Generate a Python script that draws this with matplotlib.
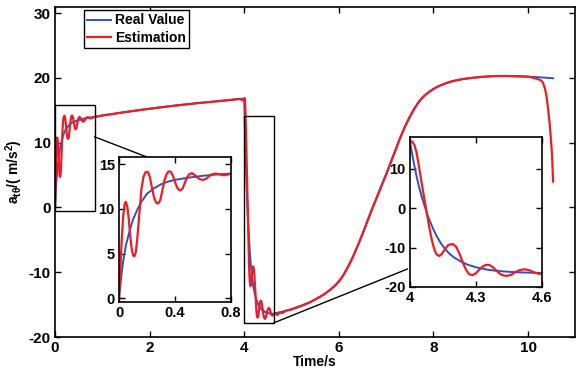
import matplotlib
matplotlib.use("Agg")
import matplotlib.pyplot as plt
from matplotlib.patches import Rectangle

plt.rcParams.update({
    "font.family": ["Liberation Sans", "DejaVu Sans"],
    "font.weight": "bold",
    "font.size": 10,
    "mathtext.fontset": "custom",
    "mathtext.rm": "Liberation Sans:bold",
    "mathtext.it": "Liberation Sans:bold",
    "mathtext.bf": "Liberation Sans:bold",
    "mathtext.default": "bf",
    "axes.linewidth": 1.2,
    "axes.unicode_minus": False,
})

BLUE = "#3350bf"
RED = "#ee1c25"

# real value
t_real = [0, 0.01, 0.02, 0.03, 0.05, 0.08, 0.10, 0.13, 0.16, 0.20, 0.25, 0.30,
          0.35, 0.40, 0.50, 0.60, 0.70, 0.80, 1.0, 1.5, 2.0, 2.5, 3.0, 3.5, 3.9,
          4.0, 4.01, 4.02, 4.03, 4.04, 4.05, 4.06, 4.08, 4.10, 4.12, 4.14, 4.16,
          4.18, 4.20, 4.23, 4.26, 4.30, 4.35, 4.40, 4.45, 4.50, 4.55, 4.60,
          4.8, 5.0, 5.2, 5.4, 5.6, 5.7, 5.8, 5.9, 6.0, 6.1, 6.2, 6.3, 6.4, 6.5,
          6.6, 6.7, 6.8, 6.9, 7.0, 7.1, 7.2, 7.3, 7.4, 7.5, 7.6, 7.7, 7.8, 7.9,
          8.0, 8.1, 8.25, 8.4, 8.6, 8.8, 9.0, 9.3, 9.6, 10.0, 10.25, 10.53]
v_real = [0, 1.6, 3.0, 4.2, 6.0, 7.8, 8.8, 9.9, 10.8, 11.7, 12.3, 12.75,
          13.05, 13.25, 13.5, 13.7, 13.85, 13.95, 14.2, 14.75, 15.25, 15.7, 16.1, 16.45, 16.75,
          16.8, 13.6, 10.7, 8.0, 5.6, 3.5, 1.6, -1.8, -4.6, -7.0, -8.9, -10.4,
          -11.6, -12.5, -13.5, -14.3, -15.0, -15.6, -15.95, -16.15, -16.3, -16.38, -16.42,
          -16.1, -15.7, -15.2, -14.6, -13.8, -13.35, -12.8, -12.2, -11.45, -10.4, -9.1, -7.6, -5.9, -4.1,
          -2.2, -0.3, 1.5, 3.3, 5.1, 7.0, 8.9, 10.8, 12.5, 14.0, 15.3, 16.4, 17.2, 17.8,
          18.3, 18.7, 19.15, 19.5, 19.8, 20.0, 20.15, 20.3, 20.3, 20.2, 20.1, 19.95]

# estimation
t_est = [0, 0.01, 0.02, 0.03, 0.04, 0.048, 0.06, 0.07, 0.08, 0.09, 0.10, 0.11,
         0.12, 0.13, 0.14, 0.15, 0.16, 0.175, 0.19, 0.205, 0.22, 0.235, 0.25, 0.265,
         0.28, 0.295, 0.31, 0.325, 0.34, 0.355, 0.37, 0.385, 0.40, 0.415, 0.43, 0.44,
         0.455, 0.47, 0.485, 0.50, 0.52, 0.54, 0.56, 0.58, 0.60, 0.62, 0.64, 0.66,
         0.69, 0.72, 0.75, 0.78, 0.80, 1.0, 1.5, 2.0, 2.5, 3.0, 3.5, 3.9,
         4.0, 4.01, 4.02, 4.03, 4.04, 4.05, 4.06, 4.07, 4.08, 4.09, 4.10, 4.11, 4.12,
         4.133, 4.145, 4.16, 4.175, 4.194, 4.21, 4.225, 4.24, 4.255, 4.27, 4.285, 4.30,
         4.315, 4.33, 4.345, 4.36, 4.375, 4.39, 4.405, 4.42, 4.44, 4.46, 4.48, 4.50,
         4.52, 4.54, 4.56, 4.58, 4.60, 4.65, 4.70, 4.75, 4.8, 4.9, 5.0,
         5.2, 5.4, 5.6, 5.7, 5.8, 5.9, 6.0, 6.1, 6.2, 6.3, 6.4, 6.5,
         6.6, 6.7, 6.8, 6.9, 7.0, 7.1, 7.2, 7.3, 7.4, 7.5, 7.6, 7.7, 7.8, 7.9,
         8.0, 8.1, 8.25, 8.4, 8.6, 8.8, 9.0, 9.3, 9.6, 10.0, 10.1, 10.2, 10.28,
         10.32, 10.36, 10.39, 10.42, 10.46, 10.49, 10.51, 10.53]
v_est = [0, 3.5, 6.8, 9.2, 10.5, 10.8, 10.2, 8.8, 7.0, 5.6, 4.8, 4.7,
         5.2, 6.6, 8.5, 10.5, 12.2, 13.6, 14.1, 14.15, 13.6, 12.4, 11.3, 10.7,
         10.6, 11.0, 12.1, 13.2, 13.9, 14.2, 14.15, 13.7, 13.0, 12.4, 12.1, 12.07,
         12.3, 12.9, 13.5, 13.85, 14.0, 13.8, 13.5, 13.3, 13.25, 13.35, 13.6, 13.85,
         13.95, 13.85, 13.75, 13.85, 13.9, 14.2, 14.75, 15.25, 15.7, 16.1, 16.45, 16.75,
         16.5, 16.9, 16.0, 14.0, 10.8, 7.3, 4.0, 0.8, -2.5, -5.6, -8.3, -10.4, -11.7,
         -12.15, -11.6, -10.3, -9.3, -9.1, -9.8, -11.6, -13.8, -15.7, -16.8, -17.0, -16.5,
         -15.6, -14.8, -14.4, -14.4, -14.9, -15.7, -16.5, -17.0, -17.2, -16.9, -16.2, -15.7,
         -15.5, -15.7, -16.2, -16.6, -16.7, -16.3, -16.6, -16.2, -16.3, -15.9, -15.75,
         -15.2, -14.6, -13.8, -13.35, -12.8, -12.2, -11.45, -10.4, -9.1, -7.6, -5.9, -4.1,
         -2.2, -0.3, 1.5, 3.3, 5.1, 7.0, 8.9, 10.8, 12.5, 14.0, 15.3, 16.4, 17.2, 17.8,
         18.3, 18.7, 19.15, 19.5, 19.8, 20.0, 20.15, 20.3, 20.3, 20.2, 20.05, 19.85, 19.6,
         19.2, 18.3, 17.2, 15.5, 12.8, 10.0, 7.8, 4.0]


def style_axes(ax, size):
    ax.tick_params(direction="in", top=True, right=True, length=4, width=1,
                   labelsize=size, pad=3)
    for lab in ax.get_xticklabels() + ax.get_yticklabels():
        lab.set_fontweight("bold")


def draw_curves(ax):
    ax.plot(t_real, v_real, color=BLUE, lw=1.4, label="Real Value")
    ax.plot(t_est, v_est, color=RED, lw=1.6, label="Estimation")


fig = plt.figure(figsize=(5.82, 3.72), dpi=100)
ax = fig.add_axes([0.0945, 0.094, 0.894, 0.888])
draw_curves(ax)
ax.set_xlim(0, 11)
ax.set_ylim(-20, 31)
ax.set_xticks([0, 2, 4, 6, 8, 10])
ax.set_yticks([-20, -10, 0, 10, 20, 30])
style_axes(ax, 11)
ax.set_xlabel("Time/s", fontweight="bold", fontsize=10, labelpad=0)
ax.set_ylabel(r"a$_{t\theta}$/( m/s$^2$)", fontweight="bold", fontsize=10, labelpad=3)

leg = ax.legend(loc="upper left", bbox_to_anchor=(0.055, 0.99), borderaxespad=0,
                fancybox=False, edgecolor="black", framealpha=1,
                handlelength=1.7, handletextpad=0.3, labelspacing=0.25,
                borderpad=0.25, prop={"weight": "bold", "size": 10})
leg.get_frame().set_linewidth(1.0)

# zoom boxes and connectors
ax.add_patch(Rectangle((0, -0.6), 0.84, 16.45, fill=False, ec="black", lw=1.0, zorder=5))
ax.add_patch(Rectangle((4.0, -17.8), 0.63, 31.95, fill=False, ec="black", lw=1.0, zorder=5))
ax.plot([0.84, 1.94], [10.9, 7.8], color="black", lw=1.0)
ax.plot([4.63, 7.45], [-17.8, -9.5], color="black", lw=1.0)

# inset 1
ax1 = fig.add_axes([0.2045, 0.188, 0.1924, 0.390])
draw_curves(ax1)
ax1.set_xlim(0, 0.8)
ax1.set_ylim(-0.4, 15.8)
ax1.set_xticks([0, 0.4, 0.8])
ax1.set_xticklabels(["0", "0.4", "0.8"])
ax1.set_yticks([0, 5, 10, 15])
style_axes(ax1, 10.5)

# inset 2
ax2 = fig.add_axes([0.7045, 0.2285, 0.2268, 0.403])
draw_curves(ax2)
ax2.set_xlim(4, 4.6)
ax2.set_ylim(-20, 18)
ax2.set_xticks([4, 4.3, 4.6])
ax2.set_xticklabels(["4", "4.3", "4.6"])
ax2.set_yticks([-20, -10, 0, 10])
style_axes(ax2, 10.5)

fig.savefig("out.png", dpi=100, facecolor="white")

__________

* [OBJECTIVE]
Leave out the pictures and repeat the lines from the start of the material through the line with "20.2, 20.1, 19.95]", inclusive.

* [THE RESULT]
Generate a Python script that draws this with matplotlib.
import matplotlib
matplotlib.use("Agg")
import matplotlib.pyplot as plt
from matplotlib.patches import Rectangle

plt.rcParams.update({
    "font.family": ["Liberation Sans", "DejaVu Sans"],
    "font.weight": "bold",
    "font.size": 10,
    "mathtext.fontset": "custom",
    "mathtext.rm": "Liberation Sans:bold",
    "mathtext.it": "Liberation Sans:bold",
    "mathtext.bf": "Liberation Sans:bold",
    "mathtext.default": "bf",
    "axes.linewidth": 1.2,
    "axes.unicode_minus": False,
})

BLUE = "#3350bf"
RED = "#ee1c25"

# real value
t_real = [0, 0.01, 0.02, 0.03, 0.05, 0.08, 0.10, 0.13, 0.16, 0.20, 0.25, 0.30,
          0.35, 0.40, 0.50, 0.60, 0.70, 0.80, 1.0, 1.5, 2.0, 2.5, 3.0, 3.5, 3.9,
          4.0, 4.01, 4.02, 4.03, 4.04, 4.05, 4.06, 4.08, 4.10, 4.12, 4.14, 4.16,
          4.18, 4.20, 4.23, 4.26, 4.30, 4.35, 4.40, 4.45, 4.50, 4.55, 4.60,
          4.8, 5.0, 5.2, 5.4, 5.6, 5.7, 5.8, 5.9, 6.0, 6.1, 6.2, 6.3, 6.4, 6.5,
          6.6, 6.7, 6.8, 6.9, 7.0, 7.1, 7.2, 7.3, 7.4, 7.5, 7.6, 7.7, 7.8, 7.9,
          8.0, 8.1, 8.25, 8.4, 8.6, 8.8, 9.0, 9.3, 9.6, 10.0, 10.25, 10.53]
v_real = [0, 1.6, 3.0, 4.2, 6.0, 7.8, 8.8, 9.9, 10.8, 11.7, 12.3, 12.75,
          13.05, 13.25, 13.5, 13.7, 13.85, 13.95, 14.2, 14.75, 15.25, 15.7, 16.1, 16.45, 16.75,
          16.8, 13.6, 10.7, 8.0, 5.6, 3.5, 1.6, -1.8, -4.6, -7.0, -8.9, -10.4,
          -11.6, -12.5, -13.5, -14.3, -15.0, -15.6, -15.95, -16.15, -16.3, -16.38, -16.42,
          -16.1, -15.7, -15.2, -14.6, -13.8, -13.35, -12.8, -12.2, -11.45, -10.4, -9.1, -7.6, -5.9, -4.1,
          -2.2, -0.3, 1.5, 3.3, 5.1, 7.0, 8.9, 10.8, 12.5, 14.0, 15.3, 16.4, 17.2, 17.8,
          18.3, 18.7, 19.15, 19.5, 19.8, 20.0, 20.15, 20.3, 20.3, 20.2, 20.1, 19.95]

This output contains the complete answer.